◆ **Given instruction**
Repeat the material verbatim and drop the pictures.

◆ **Dataset content**
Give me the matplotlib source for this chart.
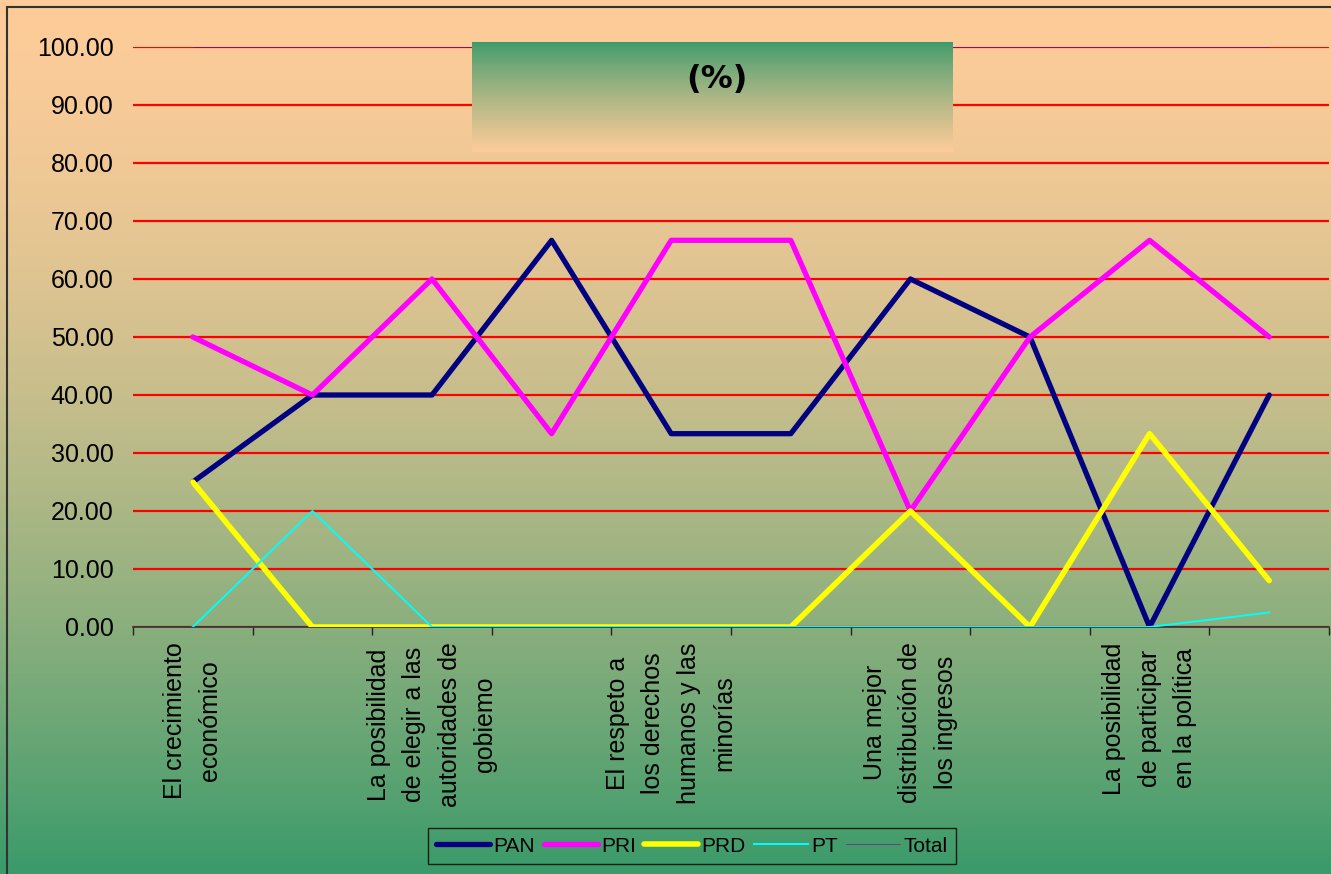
import numpy as np
import matplotlib
matplotlib.use("Agg")
import matplotlib.pyplot as plt
from matplotlib.patches import Rectangle
from matplotlib.ticker import FixedLocator, FuncFormatter

plt.rcParams['font.family'] = ['Liberation Sans', 'DejaVu Sans']

# categories (only every other one carries a visible label in the original)
labels = [
    "El crecimiento\neconómico", "",
    "La posibilidad\nde elegir a las\nautoridades de\ngobiemo", "",
    "El respeto a\nlos derechos\nhumanos y las\nminorías", "",
    "Una mejor\ndistribución de\nlos ingresos", "",
    "La posibilidad\nde participar\nen la política", "",
]

pan = [25.0, 40.0, 40.0, 66.67, 33.33, 33.33, 60.0, 50.0, 0.0, 40.0]
pri = [50.0, 40.0, 60.0, 33.33, 66.67, 66.67, 20.0, 50.0, 66.67, 50.0]
prd = [25.0, 0.0, 0.0, 0.0, 0.0, 0.0, 20.0, 0.0, 33.33, 8.0]
pt = [0.0, 20.0, 0.0, 0.0, 0.0, 0.0, 0.0, 0.0, 0.0, 2.5]
total = [100.0] * 10

W, H = 1331, 874
PEACH = np.array([253, 204, 153]) / 255
GREEN = np.array([58, 154, 106]) / 255


def gradient(top, bottom, n=256, power=1.0):
    f = np.linspace(0, 1, n) ** power
    return (top[None, :] * (1 - f[:, None]) + bottom[None, :] * f[:, None])[:, None, :]


fig = plt.figure(figsize=(W / 100, H / 100), dpi=100)

# background gradient
bg = fig.add_axes([0, 0, 1, 1], zorder=-10)
bg.imshow(gradient(PEACH, GREEN, power=1.6), aspect='auto', extent=[0, 1, 0, 1])
bg.set_xlim(0, 1)
bg.set_ylim(0, 1)
bg.axis('off')
bg.add_patch(Rectangle((7 / W, -0.05), 1.2, 1 - 7 / H + 0.05, fill=False,
                       edgecolor='#333333', lw=1.5, transform=bg.transAxes))

# main plot
ax = fig.add_axes([133 / W, 1 - 627 / H, (1329 - 133) / W, 580 / H])
ax.patch.set_alpha(0)
x = np.arange(len(labels)) + 0.5

style = dict(solid_capstyle='round', solid_joinstyle='round', zorder=3)
ax.plot(x, pan, color='#000080', lw=3.8, label='PAN', **style)
ax.plot(x, pri, color='#FF00FF', lw=3.8, label='PRI', **style)
ax.plot(x, prd, color='#FFFF00', lw=4.0, label='PRD', **style)
ax.plot(x, pt, color='#00FFFF', lw=1.4, label='PT', zorder=3)
ax.plot(x, total, color='#800080', lw=0.4, label='Total', zorder=3)

ax.set_xlim(0, len(labels))
ax.set_ylim(0, 100)
ax.set_yticks(np.arange(0, 101, 10))
ax.yaxis.set_major_formatter(FuncFormatter(lambda v, p: f"{v:.2f}"))
ax.grid(axis='y', color='#FF0000', lw=1.6)
ax.set_axisbelow(True)

ax.xaxis.set_major_locator(FixedLocator(np.arange(len(labels) + 1)))
ax.xaxis.set_minor_locator(FixedLocator(x))
ax.set_xticklabels([])
ax.set_xticklabels(labels, minor=True, rotation=90, fontsize=18, linespacing=1.6,
                   multialignment='center', va='top', ha='center')
ax.tick_params(axis='x', which='major', length=6, width=1, color='#222222')
ax.tick_params(axis='x', which='minor', length=0, pad=11)
ax.tick_params(axis='y', length=0, pad=14, labelsize=18)

for s in ['left', 'right', 'top']:
    ax.spines[s].set_visible(False)
ax.spines['bottom'].set_color('#333333')
ax.spines['bottom'].set_linewidth(1.2)

leg = ax.legend(loc='center', bbox_to_anchor=(692 / W, 1 - 846 / H), bbox_transform=fig.transFigure,
                ncol=5, fontsize=15, frameon=True, fancybox=False, edgecolor='black',
                handlelength=2.6, handletextpad=0.15, columnspacing=0.4, borderpad=0.4,
                borderaxespad=0)
leg.get_frame().set_facecolor('none')

# title box
tax = fig.add_axes([472 / W, 1 - 152 / H, 481 / W, 110 / H], zorder=5)
tax.imshow(gradient(GREEN, PEACH, power=0.8), aspect='auto', extent=[0, 1, 0, 1])
tax.set_xlim(0, 1)
tax.set_ylim(0, 1)
tax.axis('off')
tax.text(0.51, 0.655, "(%)", ha='center', va='center', fontsize=23, fontweight='bold',
         family='DejaVu Sans')

fig.savefig('out.png', dpi=100)
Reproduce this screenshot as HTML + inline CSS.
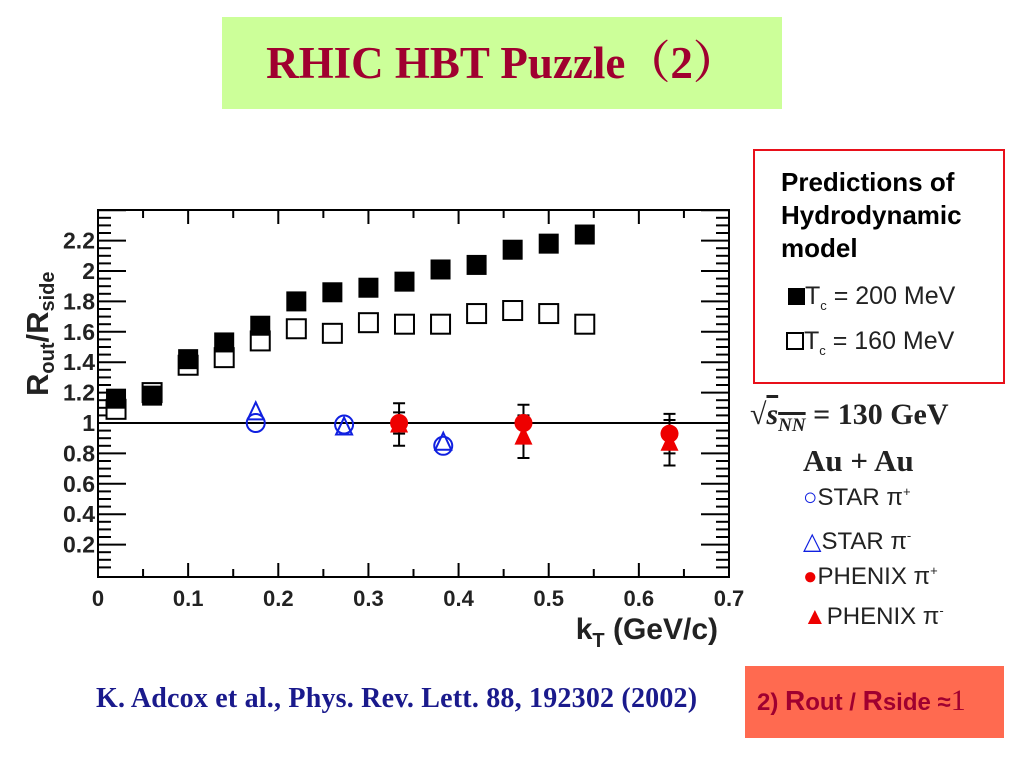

◆ **Exercise solution**
Give me the matplotlib source for this chart.
import numpy as np
import matplotlib
matplotlib.use("Agg")
import matplotlib.pyplot as plt
from matplotlib.patches import Rectangle
from matplotlib.ticker import FixedLocator, FuncFormatter

plt.rcParams['font.family'] = ['Liberation Sans', 'DejaVu Sans']

# categories (only every other one carries a visible label in the original)
labels = [
    "El crecimiento\neconómico", "",
    "La posibilidad\nde elegir a las\nautoridades de\ngobiemo", "",
    "El respeto a\nlos derechos\nhumanos y las\nminorías", "",
    "Una mejor\ndistribución de\nlos ingresos", "",
    "La posibilidad\nde participar\nen la política", "",
]

pan = [25.0, 40.0, 40.0, 66.67, 33.33, 33.33, 60.0, 50.0, 0.0, 40.0]
pri = [50.0, 40.0, 60.0, 33.33, 66.67, 66.67, 20.0, 50.0, 66.67, 50.0]
prd = [25.0, 0.0, 0.0, 0.0, 0.0, 0.0, 20.0, 0.0, 33.33, 8.0]
pt = [0.0, 20.0, 0.0, 0.0, 0.0, 0.0, 0.0, 0.0, 0.0, 2.5]
total = [100.0] * 10

W, H = 1331, 874
PEACH = np.array([253, 204, 153]) / 255
GREEN = np.array([58, 154, 106]) / 255


def gradient(top, bottom, n=256, power=1.0):
    f = np.linspace(0, 1, n) ** power
    return (top[None, :] * (1 - f[:, None]) + bottom[None, :] * f[:, None])[:, None, :]


fig = plt.figure(figsize=(W / 100, H / 100), dpi=100)

# background gradient
bg = fig.add_axes([0, 0, 1, 1], zorder=-10)
bg.imshow(gradient(PEACH, GREEN, power=1.6), aspect='auto', extent=[0, 1, 0, 1])
bg.set_xlim(0, 1)
bg.set_ylim(0, 1)
bg.axis('off')
bg.add_patch(Rectangle((7 / W, -0.05), 1.2, 1 - 7 / H + 0.05, fill=False,
                       edgecolor='#333333', lw=1.5, transform=bg.transAxes))

# main plot
ax = fig.add_axes([133 / W, 1 - 627 / H, (1329 - 133) / W, 580 / H])
ax.patch.set_alpha(0)
x = np.arange(len(labels)) + 0.5

style = dict(solid_capstyle='round', solid_joinstyle='round', zorder=3)
ax.plot(x, pan, color='#000080', lw=3.8, label='PAN', **style)
ax.plot(x, pri, color='#FF00FF', lw=3.8, label='PRI', **style)
ax.plot(x, prd, color='#FFFF00', lw=4.0, label='PRD', **style)
ax.plot(x, pt, color='#00FFFF', lw=1.4, label='PT', zorder=3)
ax.plot(x, total, color='#800080', lw=0.4, label='Total', zorder=3)

ax.set_xlim(0, len(labels))
ax.set_ylim(0, 100)
ax.set_yticks(np.arange(0, 101, 10))
ax.yaxis.set_major_formatter(FuncFormatter(lambda v, p: f"{v:.2f}"))
ax.grid(axis='y', color='#FF0000', lw=1.6)
ax.set_axisbelow(True)

ax.xaxis.set_major_locator(FixedLocator(np.arange(len(labels) + 1)))
ax.xaxis.set_minor_locator(FixedLocator(x))
ax.set_xticklabels([])
ax.set_xticklabels(labels, minor=True, rotation=90, fontsize=18, linespacing=1.6,
                   multialignment='center', va='top', ha='center')
ax.tick_params(axis='x', which='major', length=6, width=1, color='#222222')
ax.tick_params(axis='x', which='minor', length=0, pad=11)
ax.tick_params(axis='y', length=0, pad=14, labelsize=18)

for s in ['left', 'right', 'top']:
    ax.spines[s].set_visible(False)
ax.spines['bottom'].set_color('#333333')
ax.spines['bottom'].set_linewidth(1.2)

leg = ax.legend(loc='center', bbox_to_anchor=(692 / W, 1 - 846 / H), bbox_transform=fig.transFigure,
                ncol=5, fontsize=15, frameon=True, fancybox=False, edgecolor='black',
                handlelength=2.6, handletextpad=0.15, columnspacing=0.4, borderpad=0.4,
                borderaxespad=0)
leg.get_frame().set_facecolor('none')

# title box
tax = fig.add_axes([472 / W, 1 - 152 / H, 481 / W, 110 / H], zorder=5)
tax.imshow(gradient(GREEN, PEACH, power=0.8), aspect='auto', extent=[0, 1, 0, 1])
tax.set_xlim(0, 1)
tax.set_ylim(0, 1)
tax.axis('off')
tax.text(0.51, 0.655, "(%)", ha='center', va='center', fontsize=23, fontweight='bold',
         family='DejaVu Sans')

fig.savefig('out.png', dpi=100)
Reproduce this screenshot as HTML + inline CSS.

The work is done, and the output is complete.